**Your task:**
Word for word, extract the first line of the records below and each line after it, up to and including the line with "(d2a) -- (d2b);". Pictures are left out.

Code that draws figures
■ ■ ■

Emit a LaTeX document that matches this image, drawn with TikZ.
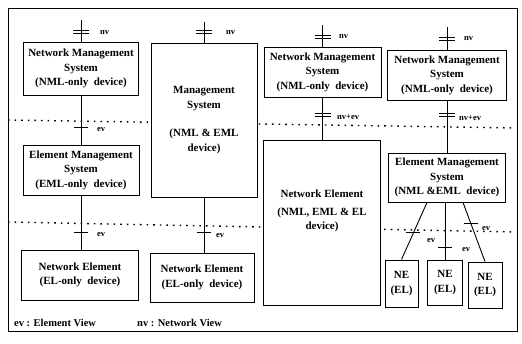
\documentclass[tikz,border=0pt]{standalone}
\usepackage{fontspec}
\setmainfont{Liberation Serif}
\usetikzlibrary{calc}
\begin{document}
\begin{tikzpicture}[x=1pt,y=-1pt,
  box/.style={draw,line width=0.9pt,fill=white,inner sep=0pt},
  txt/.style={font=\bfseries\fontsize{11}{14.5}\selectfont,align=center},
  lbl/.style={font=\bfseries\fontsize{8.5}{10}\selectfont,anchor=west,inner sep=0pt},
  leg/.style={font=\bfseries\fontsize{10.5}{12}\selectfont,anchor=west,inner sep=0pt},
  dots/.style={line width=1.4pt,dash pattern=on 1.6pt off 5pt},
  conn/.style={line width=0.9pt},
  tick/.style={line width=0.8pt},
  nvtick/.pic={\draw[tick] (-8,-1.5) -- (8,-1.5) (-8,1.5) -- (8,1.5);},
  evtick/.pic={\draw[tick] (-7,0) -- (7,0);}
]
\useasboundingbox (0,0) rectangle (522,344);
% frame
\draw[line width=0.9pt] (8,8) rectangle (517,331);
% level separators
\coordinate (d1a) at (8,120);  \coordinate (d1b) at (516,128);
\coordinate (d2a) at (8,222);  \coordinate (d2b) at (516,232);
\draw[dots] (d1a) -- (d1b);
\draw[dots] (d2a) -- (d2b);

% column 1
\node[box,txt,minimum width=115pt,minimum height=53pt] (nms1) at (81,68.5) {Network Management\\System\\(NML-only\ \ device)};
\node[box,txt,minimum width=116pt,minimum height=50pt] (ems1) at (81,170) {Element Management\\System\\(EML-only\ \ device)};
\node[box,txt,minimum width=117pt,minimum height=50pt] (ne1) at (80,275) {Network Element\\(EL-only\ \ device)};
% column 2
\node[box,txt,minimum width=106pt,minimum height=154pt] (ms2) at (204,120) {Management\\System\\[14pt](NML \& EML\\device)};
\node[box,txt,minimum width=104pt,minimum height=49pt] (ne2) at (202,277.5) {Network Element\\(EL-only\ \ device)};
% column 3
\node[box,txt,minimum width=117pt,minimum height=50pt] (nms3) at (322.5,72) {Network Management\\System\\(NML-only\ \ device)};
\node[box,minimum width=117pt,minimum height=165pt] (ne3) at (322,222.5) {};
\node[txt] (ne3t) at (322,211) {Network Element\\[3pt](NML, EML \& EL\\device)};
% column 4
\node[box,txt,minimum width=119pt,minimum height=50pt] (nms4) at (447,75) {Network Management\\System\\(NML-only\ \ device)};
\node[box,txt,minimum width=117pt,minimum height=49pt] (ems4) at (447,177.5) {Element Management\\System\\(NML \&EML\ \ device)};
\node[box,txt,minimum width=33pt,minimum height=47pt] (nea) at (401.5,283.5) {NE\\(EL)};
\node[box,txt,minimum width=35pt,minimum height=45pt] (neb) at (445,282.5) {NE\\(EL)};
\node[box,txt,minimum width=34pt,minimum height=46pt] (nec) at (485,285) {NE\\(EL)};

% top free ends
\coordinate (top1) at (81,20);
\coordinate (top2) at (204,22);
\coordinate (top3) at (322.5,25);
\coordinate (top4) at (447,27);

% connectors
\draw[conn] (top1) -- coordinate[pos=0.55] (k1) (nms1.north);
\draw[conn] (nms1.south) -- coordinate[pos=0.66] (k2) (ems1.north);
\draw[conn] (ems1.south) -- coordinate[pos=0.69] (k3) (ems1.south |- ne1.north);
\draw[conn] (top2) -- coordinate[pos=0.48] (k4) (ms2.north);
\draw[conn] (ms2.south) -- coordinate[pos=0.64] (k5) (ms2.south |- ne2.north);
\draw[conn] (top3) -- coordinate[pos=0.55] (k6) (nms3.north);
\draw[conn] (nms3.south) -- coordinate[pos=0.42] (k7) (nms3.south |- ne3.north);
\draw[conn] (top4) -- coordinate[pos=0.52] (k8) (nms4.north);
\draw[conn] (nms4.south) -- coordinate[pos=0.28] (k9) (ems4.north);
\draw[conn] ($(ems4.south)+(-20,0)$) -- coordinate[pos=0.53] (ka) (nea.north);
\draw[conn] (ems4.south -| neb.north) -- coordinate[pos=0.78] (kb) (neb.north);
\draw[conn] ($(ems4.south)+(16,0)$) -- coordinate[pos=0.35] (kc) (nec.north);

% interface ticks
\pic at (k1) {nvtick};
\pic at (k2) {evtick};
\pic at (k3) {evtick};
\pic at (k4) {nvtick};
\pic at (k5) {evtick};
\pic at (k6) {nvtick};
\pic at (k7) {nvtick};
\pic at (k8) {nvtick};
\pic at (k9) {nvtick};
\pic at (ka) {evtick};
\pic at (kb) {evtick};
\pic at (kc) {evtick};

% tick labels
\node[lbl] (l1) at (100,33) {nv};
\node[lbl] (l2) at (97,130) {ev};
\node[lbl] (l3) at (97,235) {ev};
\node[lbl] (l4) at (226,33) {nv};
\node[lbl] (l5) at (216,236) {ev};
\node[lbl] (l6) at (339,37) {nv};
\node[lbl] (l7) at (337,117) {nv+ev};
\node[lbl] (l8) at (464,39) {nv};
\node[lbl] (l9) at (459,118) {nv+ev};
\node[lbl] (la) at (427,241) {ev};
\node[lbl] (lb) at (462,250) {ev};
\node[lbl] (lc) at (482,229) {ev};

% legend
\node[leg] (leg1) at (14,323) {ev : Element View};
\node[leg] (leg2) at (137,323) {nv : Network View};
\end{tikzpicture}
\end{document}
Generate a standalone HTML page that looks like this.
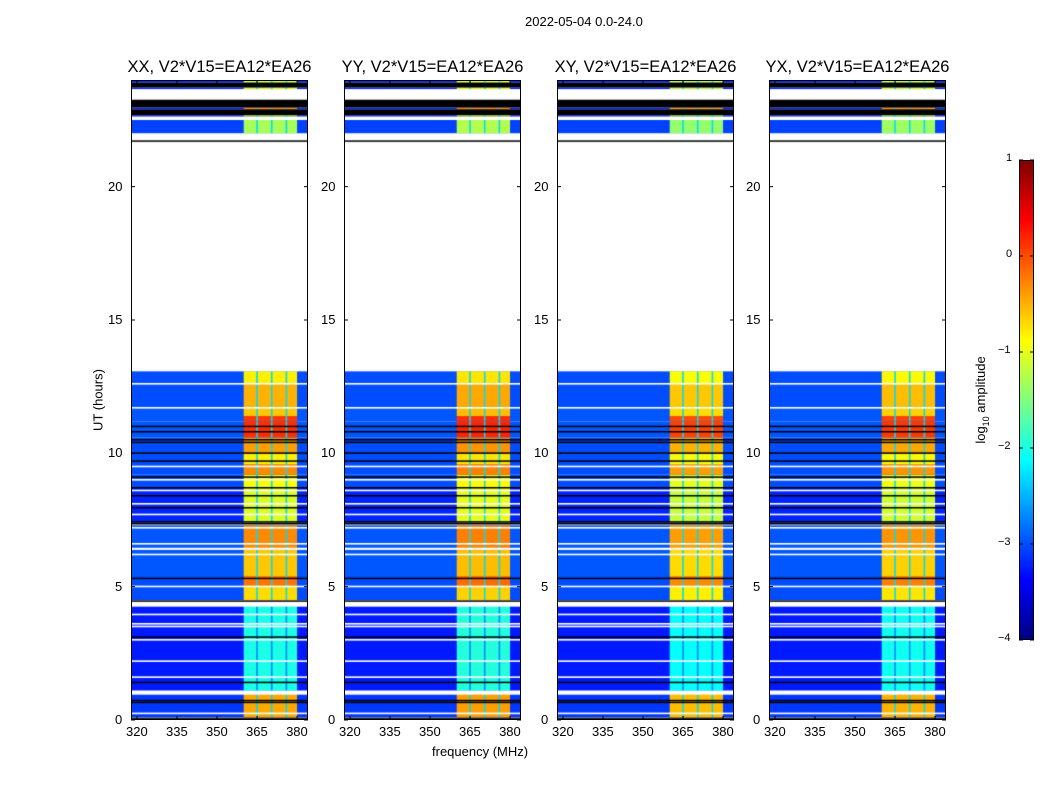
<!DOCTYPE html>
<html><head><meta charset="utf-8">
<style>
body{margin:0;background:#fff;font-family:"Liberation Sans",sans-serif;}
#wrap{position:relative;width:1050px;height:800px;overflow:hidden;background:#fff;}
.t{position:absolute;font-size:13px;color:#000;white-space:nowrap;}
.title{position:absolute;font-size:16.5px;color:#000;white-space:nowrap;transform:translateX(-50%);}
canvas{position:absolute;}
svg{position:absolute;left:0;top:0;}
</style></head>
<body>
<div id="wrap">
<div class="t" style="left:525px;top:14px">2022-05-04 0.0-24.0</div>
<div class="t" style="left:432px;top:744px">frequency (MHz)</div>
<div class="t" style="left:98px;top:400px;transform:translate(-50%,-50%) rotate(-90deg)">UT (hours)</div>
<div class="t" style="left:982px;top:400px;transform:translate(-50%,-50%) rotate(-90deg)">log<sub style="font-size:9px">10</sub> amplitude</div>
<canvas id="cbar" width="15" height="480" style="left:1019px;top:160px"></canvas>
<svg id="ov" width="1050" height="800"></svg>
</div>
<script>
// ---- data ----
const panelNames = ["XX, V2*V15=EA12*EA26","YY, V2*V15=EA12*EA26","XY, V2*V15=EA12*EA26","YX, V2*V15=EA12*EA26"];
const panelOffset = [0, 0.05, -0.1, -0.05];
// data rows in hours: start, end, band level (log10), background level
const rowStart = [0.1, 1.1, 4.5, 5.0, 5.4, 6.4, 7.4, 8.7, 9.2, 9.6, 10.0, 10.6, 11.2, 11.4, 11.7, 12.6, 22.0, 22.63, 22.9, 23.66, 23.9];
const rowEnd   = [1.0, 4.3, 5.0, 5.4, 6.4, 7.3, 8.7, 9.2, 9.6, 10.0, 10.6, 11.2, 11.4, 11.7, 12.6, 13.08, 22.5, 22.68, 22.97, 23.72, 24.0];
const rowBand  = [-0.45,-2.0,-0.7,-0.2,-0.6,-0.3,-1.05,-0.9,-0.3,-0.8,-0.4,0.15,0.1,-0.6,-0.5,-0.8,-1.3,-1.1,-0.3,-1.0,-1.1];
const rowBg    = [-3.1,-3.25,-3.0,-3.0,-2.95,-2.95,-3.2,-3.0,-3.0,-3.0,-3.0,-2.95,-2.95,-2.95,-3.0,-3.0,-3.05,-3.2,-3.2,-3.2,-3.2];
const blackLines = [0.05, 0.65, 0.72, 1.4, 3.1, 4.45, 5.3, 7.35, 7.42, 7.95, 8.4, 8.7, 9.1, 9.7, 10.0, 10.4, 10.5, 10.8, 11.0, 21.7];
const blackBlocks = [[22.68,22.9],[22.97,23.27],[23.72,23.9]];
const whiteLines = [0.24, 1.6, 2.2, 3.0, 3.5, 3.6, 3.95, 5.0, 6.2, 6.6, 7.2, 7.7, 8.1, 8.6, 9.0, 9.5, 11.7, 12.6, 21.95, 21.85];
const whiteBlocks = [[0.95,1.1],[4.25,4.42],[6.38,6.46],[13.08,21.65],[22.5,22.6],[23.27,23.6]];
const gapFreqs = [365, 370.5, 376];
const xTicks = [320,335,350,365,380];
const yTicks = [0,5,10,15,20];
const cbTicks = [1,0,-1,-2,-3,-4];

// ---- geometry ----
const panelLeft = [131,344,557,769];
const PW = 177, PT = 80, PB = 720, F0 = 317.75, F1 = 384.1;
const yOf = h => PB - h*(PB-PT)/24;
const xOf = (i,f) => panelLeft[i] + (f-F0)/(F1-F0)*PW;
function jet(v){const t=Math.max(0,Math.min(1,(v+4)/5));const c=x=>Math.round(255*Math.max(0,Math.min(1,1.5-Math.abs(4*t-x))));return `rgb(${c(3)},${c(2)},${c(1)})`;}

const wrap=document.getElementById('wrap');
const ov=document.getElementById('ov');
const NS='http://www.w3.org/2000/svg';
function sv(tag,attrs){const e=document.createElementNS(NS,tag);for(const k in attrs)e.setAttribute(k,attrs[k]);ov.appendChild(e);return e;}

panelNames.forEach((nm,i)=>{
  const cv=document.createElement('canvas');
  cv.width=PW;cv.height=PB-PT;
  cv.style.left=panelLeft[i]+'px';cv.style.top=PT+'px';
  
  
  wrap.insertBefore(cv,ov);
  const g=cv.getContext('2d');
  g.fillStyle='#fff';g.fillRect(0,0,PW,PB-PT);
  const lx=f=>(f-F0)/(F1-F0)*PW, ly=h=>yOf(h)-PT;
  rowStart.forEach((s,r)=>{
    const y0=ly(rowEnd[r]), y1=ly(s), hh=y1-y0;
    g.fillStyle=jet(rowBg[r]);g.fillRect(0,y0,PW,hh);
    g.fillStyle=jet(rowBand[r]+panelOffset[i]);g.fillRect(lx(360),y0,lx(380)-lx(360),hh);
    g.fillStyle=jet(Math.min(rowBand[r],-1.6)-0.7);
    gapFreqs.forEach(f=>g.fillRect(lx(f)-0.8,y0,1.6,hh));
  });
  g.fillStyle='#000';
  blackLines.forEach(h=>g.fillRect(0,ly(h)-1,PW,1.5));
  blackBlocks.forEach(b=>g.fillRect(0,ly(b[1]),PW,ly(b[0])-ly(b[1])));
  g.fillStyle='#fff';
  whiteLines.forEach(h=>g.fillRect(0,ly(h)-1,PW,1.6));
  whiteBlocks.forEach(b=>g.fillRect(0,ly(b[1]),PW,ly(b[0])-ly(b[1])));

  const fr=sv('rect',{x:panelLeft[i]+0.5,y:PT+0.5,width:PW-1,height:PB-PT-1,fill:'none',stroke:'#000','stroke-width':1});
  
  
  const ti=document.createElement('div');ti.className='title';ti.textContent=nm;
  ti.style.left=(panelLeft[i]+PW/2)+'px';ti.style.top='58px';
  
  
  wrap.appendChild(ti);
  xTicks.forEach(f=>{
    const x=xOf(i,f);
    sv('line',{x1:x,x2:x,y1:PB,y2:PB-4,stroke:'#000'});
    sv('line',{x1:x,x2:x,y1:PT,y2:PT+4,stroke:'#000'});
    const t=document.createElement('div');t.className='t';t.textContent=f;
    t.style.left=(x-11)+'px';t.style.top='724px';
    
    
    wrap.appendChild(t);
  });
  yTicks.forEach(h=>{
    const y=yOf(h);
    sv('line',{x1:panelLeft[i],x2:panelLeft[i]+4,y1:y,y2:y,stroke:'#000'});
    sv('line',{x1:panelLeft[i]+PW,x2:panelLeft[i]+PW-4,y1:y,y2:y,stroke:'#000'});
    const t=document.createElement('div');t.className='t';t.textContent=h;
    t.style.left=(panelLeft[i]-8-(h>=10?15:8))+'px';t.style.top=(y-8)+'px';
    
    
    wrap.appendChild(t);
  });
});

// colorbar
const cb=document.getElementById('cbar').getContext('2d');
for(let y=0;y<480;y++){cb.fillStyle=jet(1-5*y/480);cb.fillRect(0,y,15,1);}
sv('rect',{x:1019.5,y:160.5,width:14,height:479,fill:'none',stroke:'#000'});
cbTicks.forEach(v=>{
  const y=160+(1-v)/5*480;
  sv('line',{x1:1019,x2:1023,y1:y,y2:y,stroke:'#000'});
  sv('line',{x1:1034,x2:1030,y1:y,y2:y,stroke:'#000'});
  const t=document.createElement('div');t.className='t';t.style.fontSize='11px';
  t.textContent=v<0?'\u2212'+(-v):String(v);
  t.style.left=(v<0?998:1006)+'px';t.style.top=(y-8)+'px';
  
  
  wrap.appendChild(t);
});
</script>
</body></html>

■ ■ ■

**Completed task:**
Emit a LaTeX document that matches this image, drawn with TikZ.
\documentclass[tikz,border=0pt]{standalone}
\usepackage{fontspec}
\setmainfont{Liberation Serif}
\usetikzlibrary{calc}
\begin{document}
\begin{tikzpicture}[x=1pt,y=-1pt,
  box/.style={draw,line width=0.9pt,fill=white,inner sep=0pt},
  txt/.style={font=\bfseries\fontsize{11}{14.5}\selectfont,align=center},
  lbl/.style={font=\bfseries\fontsize{8.5}{10}\selectfont,anchor=west,inner sep=0pt},
  leg/.style={font=\bfseries\fontsize{10.5}{12}\selectfont,anchor=west,inner sep=0pt},
  dots/.style={line width=1.4pt,dash pattern=on 1.6pt off 5pt},
  conn/.style={line width=0.9pt},
  tick/.style={line width=0.8pt},
  nvtick/.pic={\draw[tick] (-8,-1.5) -- (8,-1.5) (-8,1.5) -- (8,1.5);},
  evtick/.pic={\draw[tick] (-7,0) -- (7,0);}
]
\useasboundingbox (0,0) rectangle (522,344);
% frame
\draw[line width=0.9pt] (8,8) rectangle (517,331);
% level separators
\coordinate (d1a) at (8,120);  \coordinate (d1b) at (516,128);
\coordinate (d2a) at (8,222);  \coordinate (d2b) at (516,232);
\draw[dots] (d1a) -- (d1b);
\draw[dots] (d2a) -- (d2b);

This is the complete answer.